Serves 4 (or 2 with leftovers)
3 – 3 1/2 pound chuck roast (not super lean)
1 – 1 1/2 pounds fingerling or baby red potatoes
1 medium yellow onion
1 pound of carrots
1/2 bottle red wine
1 cup heavy cream
1 package onion soup mix
1/2 – 1 cup of water
Salt and Pepper
Step 1: The day before you make the pot roast (at least 12 hours), season liberally with salt and pepper. Leave out at room temperature for about 30 minutes before returning the roast to the refrigerator.
Step 2: In the morning, brown the roast on all sides using a little bit of oil over medium high heat. This should take about 30 seconds to 1 minute per side. You just want it browned. When all six sides have been browned, place the roast in the slow cooker.

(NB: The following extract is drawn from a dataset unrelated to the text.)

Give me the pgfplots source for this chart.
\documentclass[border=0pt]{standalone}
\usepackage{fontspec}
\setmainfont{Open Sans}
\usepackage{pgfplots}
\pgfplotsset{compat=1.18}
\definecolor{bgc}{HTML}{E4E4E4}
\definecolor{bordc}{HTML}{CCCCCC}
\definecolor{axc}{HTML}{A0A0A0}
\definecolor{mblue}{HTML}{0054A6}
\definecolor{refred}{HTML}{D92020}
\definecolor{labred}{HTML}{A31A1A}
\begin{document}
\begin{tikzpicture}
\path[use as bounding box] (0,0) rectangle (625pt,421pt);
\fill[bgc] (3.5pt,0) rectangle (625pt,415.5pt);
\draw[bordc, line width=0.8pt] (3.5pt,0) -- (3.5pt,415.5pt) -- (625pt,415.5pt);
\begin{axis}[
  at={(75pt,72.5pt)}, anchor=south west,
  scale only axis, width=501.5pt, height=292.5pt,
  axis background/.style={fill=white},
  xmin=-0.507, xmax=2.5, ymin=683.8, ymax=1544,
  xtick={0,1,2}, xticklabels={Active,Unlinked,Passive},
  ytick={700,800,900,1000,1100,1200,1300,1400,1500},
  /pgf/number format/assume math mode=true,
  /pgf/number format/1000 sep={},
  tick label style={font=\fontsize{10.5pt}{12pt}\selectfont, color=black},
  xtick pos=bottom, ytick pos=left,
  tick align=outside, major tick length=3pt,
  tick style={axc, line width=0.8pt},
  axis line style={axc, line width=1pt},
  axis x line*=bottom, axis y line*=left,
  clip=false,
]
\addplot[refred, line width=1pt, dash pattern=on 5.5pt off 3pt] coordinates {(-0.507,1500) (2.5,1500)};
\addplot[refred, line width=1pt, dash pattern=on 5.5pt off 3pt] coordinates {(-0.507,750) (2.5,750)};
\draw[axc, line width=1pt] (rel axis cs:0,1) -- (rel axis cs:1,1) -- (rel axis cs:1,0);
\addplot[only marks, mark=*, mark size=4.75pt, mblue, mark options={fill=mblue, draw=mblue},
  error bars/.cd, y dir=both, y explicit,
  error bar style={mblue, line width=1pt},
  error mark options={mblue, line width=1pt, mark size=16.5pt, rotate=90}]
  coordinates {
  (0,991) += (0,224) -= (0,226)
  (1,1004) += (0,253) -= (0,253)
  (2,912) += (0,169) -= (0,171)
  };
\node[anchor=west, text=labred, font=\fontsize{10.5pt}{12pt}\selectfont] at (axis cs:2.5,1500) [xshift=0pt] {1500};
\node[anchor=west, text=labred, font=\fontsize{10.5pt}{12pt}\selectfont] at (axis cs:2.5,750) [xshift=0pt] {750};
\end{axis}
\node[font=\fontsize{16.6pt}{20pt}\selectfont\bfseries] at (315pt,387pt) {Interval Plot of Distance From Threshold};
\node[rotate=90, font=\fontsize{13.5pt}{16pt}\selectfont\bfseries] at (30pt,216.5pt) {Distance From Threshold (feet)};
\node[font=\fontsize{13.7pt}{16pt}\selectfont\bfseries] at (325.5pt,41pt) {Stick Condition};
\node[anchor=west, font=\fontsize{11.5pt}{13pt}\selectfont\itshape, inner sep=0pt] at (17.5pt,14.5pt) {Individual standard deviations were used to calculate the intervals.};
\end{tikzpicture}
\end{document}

Step 3: Cut the potatoes and carrots into medium bite size pieces. You don’t want them too small as they might get a little too mushy. For the onion, peel it, cut it in half, and then quarter each of the halves. Add all of this around the roast in the slow cooker.
Step 4: Add the wine, onion soup, heavy cream, and just a bit of water to make sure that there is about 4 cups of liquid in the pot. The roast should not be completely submerged. Just about 3/4.

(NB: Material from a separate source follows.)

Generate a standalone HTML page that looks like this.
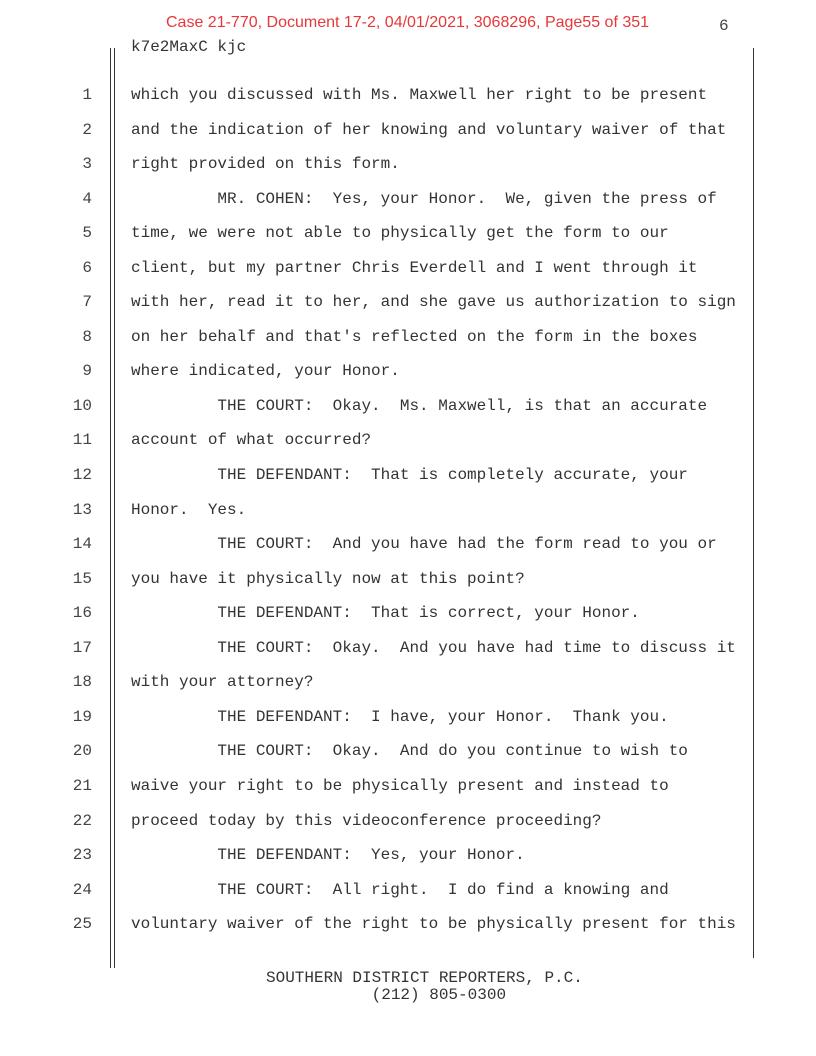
<!DOCTYPE html>
<html><head><meta charset="utf-8"><style>
html,body{margin:0;padding:0;background:#fff}
body{width:816px;height:1056px;position:relative;overflow:hidden;font-family:"Liberation Mono",monospace;color:#333}
.t{position:absolute;font-size:16px;white-space:pre;line-height:18px}
.n{position:absolute;font-size:16px;width:30px;text-align:right;left:62px;line-height:18px;color:#444}
.v{position:absolute;background:#333;width:1px}
</style></head><body>
<div style="position:absolute;left:166px;top:14px;font-family:'Liberation Sans',sans-serif;font-size:16px;color:#e8373a;white-space:pre">Case 21-770, Document 17-2, 04/01/2021, 3068296, Page55 of 351</div>
<div class="t" style="left:719px;top:17px;color:#444">6</div>
<div class="t" style="left:131px;top:38px">k7e2MaxC kjc</div>
<div class="v" style="left:110px;top:48px;height:920px"></div>
<div class="v" style="left:114px;top:48px;height:920px"></div>
<div class="v" style="left:753px;top:48px;height:910px"></div>
<div class="n" style="top:86px">1</div><div class="t" style="left:131px;top:86px">which you discussed with Ms. Maxwell her right to be present</div>
<div class="n" style="top:120.5px">2</div><div class="t" style="left:131px;top:120.5px">and the indication of her knowing and voluntary waiver of that</div>
<div class="n" style="top:155px">3</div><div class="t" style="left:131px;top:155px">right provided on this form.</div>
<div class="n" style="top:189.6px">4</div><div class="t" style="left:131px;top:189.6px">         MR. COHEN:  Yes, your Honor.  We, given the press of</div>
<div class="n" style="top:224.2px">5</div><div class="t" style="left:131px;top:224.2px">time, we were not able to physically get the form to our</div>
<div class="n" style="top:258.7px">6</div><div class="t" style="left:131px;top:258.7px">client, but my partner Chris Everdell and I went through it</div>
<div class="n" style="top:293.2px">7</div><div class="t" style="left:131px;top:293.2px">with her, read it to her, and she gave us authorization to sign</div>
<div class="n" style="top:327.8px">8</div><div class="t" style="left:131px;top:327.8px">on her behalf and that's reflected on the form in the boxes</div>
<div class="n" style="top:362.3px">9</div><div class="t" style="left:131px;top:362.3px">where indicated, your Honor.</div>
<div class="n" style="top:396.9px">10</div><div class="t" style="left:131px;top:396.9px">         THE COURT:  Okay.  Ms. Maxwell, is that an accurate</div>
<div class="n" style="top:431.4px">11</div><div class="t" style="left:131px;top:431.4px">account of what occurred?</div>
<div class="n" style="top:466px">12</div><div class="t" style="left:131px;top:466px">         THE DEFENDANT:  That is completely accurate, your</div>
<div class="n" style="top:500.5px">13</div><div class="t" style="left:131px;top:500.5px">Honor.  Yes.</div>
<div class="n" style="top:535px">14</div><div class="t" style="left:131px;top:535px">         THE COURT:  And you have had the form read to you or</div>
<div class="n" style="top:569.6px">15</div><div class="t" style="left:131px;top:569.6px">you have it physically now at this point?</div>
<div class="n" style="top:604.2px">16</div><div class="t" style="left:131px;top:604.2px">         THE DEFENDANT:  That is correct, your Honor.</div>
<div class="n" style="top:638.7px">17</div><div class="t" style="left:131px;top:638.7px">         THE COURT:  Okay.  And you have had time to discuss it</div>
<div class="n" style="top:673.3px">18</div><div class="t" style="left:131px;top:673.3px">with your attorney?</div>
<div class="n" style="top:707.8px">19</div><div class="t" style="left:131px;top:707.8px">         THE DEFENDANT:  I have, your Honor.  Thank you.</div>
<div class="n" style="top:742.4px">20</div><div class="t" style="left:131px;top:742.4px">         THE COURT:  Okay.  And do you continue to wish to</div>
<div class="n" style="top:776.9px">21</div><div class="t" style="left:131px;top:776.9px">waive your right to be physically present and instead to</div>
<div class="n" style="top:811.5px">22</div><div class="t" style="left:131px;top:811.5px">proceed today by this videoconference proceeding?</div>
<div class="n" style="top:846px">23</div><div class="t" style="left:131px;top:846px">         THE DEFENDANT:  Yes, your Honor.</div>
<div class="n" style="top:880.6px">24</div><div class="t" style="left:131px;top:880.6px">         THE COURT:  All right.  I do find a knowing and</div>
<div class="n" style="top:915px">25</div><div class="t" style="left:131px;top:915px">voluntary waiver of the right to be physically present for this</div>
<div class="t" style="left:266px;top:970px;line-height:17px">SOUTHERN DISTRICT REPORTERS, P.C.
           (212) 805-0300</div>
</body></html>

Step 5: Set your slow cooker on low (or whatever setting cooks around 200-225 degrees). If you have a timer, it should cook for at least 8 hours. Then remove to a plate and enjoy.

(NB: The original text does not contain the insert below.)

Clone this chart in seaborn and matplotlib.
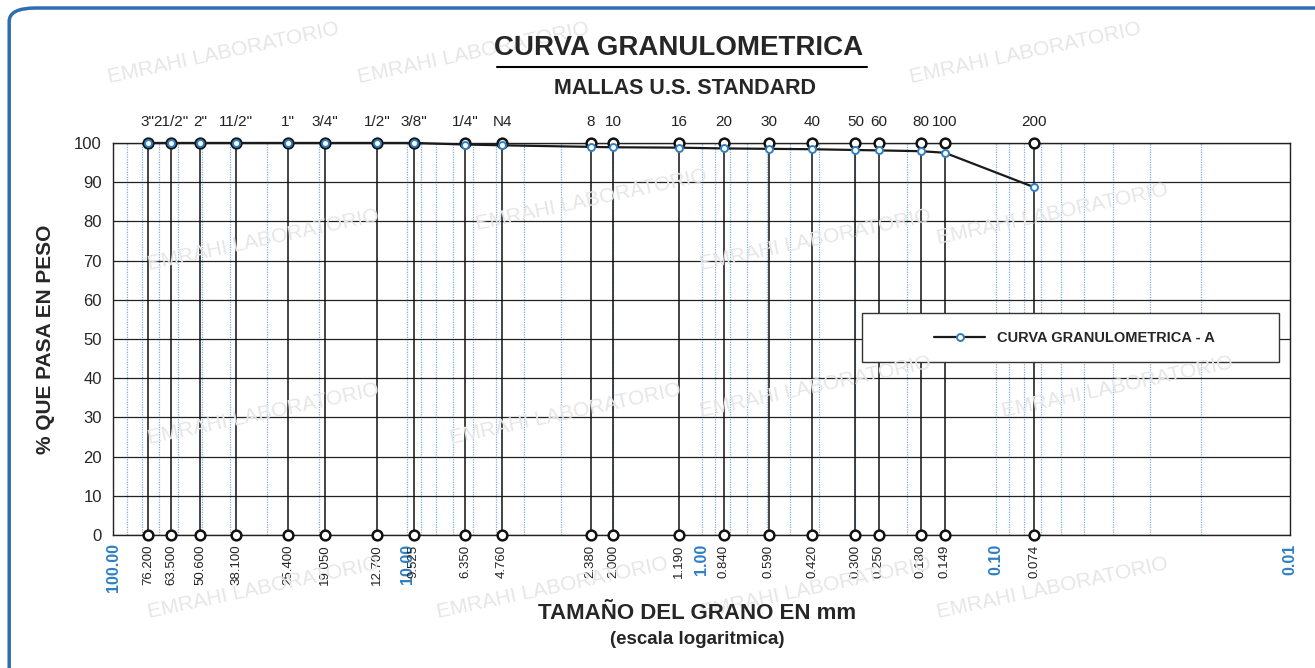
import numpy as np
import pandas as pd
import matplotlib
matplotlib.use("Agg")
import matplotlib.pyplot as plt
import seaborn as sns
from matplotlib.patches import FancyBboxPatch, Rectangle
from matplotlib.ticker import LogLocator, NullFormatter

# ---- data ----
sieve_names = ['3"', '21/2"', '2"', '11/2"', '1"', '3/4"', '1/2"', '3/8"', '1/4"', 'N4',
               '8', '10', '16', '20', '30', '40', '50', '60', '80', '100', '200']
sieve_mm = [76.200, 63.500, 50.600, 38.100, 25.400, 19.050, 12.700, 9.525, 6.350, 4.760,
            2.380, 2.000, 1.190, 0.840, 0.590, 0.420, 0.300, 0.250, 0.180, 0.149, 0.074]
passing = [100.0, 100.0, 100.0, 100.0, 100.0, 100.0, 100.0, 100.0, 99.6, 99.4,
           99.0, 98.9, 98.8, 98.6, 98.5, 98.4, 98.2, 98.1, 97.9, 97.5, 88.7]
decades = [100.0, 10.0, 1.0, 0.1, 0.01]
decade_labels = ["100.00", "10.00", "1.00", "0.10", "0.01"]
y_ticks = list(range(0, 101, 10))

df = pd.DataFrame({"mm": sieve_mm, "pasa": passing})

sns.set_style("white")
plt.rcParams['font.family'] = ['Liberation Sans', 'DejaVu Sans']

fig = plt.figure(figsize=(13.15, 6.68), dpi=100)
ax = fig.add_axes([0.086, 0.199, 0.895, 0.587])

# outer rounded border
border = FancyBboxPatch((0.007, -0.05), 1.05, 1.038, boxstyle="round,pad=0,rounding_size=0.02",
                        transform=fig.transFigure, fill=False, edgecolor="#2f6db3", linewidth=2.5,
                        clip_on=False)
fig.patches.append(border)

# faint watermark
for (wx, wy) in [(0.17, 0.92), (0.36, 0.92), (0.78, 0.92),
                 (0.2, 0.64), (0.45, 0.7), (0.62, 0.64), (0.8, 0.68),
                 (0.2, 0.38), (0.43, 0.38), (0.62, 0.42), (0.85, 0.42),
                 (0.2, 0.12), (0.42, 0.12), (0.62, 0.12), (0.8, 0.12)]:
    fig.text(wx, wy, "EMRAHI LABORATORIO", rotation=12, fontsize=15, color="#e6e6e6",
             ha="center", va="center", zorder=0)

ax.set_xscale("log")
ax.set_xlim(100, 0.01)
ax.set_ylim(0, 100)

# grids
ax.xaxis.set_minor_locator(LogLocator(base=10, subs=np.arange(2, 10)))
ax.xaxis.set_minor_formatter(NullFormatter())
ax.grid(which="minor", axis="x", color="#7fb0e0", linestyle=(0, (1, 1)), linewidth=0.9)
ax.grid(which="major", axis="x", color="#7fb0e0", linestyle=(0, (1, 1)), linewidth=0.9)
ax.set_yticks(y_ticks)
ax.grid(which="major", axis="y", color="#222222", linewidth=0.9)

# sieve vertical lines with open circles top and bottom
ax.vlines(sieve_mm, 0, 100, colors="#111111", linewidth=1.1, zorder=3)
ax.plot(sieve_mm, [100] * len(sieve_mm), linestyle="none", marker="o", markersize=7,
        markerfacecolor="white", markeredgecolor="#111111", markeredgewidth=1.8, zorder=5,
        clip_on=False)
ax.plot(sieve_mm, [0] * len(sieve_mm), linestyle="none", marker="o", markersize=7,
        markerfacecolor="white", markeredgecolor="#111111", markeredgewidth=1.8, zorder=5,
        clip_on=False)

# granulometric curve
sns.lineplot(data=df, x="mm", y="pasa", ax=ax, color="#1a1a1a", linewidth=1.6,
             marker="o", markersize=5, markerfacecolor="white", markeredgecolor="#2f7fc1",
             markeredgewidth=1.4, label="CURVA GRANULOMETRICA - A", zorder=6, clip_on=False)

# axis ticks
ax.set_xticks(decades)
ax.set_xticklabels(decade_labels, rotation=90, color="#2f7fc1", fontweight="bold", fontsize=11.5)
ax.tick_params(axis="x", which="both", length=0, pad=6)
ax.tick_params(axis="y", length=0, labelsize=12, pad=8)
for s in ax.spines.values():
    s.set_color("#222222")
    s.set_linewidth(1.0)

# sieve size labels below, names above
trans = ax.get_xaxis_transform()
for mm, nm in zip(sieve_mm, sieve_names):
    ax.text(mm, -0.025, f"{mm:.3f}", rotation=90, ha="center", va="top", fontsize=9.5,
            transform=trans, color="#222222")
    ax.text(mm, 1.035, nm, ha="center", va="bottom", fontsize=11, transform=trans,
            color="#222222")

ax.set_ylabel("% QUE PASA EN PESO", fontsize=15, fontweight="bold", labelpad=14)
ax.set_xlabel("")

fig.text(0.516, 0.928, "CURVA GRANULOMETRICA", ha="center", va="center", fontsize=20,
         fontweight="bold")
fig.add_artist(plt.Line2D([0.378, 0.659], [0.9, 0.9], color="black", linewidth=1.5,
                          transform=fig.transFigure))
fig.text(0.521, 0.868, "MALLAS U.S. STANDARD", ha="center", va="center", fontsize=15.5,
         fontweight="bold")
fig.text(0.53, 0.082, "TAMAÑO DEL GRANO EN mm", ha="center", va="center", fontsize=16,
         fontweight="bold")
fig.text(0.53, 0.042, "(escala logaritmica)", ha="center", va="center", fontsize=13.5,
         fontweight="bold")

# legend with a wide frame like the reference
ax.add_patch(Rectangle((0.636, 0.441), 0.355, 0.125, transform=ax.transAxes, facecolor="white",
                       edgecolor="#333333", linewidth=1.0, zorder=7))
leg = ax.legend(loc="center", bbox_to_anchor=(0.817, 0.503), frameon=False,
                handlelength=3.5, prop={"weight": "bold", "size": 10.5})
leg.set_zorder(8)

fig.savefig("out.png", dpi=100)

I did not end up making gravy as the roast was so moist that it didn’t need it, and I’m not a huge gravy person myself. But you could definitely strain the liquid into a pot, reduce down for a little bit, add some flour and have a decent gravy. Also, when the roast is done cooking, you can leave it in the liquid for as long as you need to on the warm setting. The roast just continues to get moist, but doesn’t get mushy. We left it in for almost an additional 8 hours.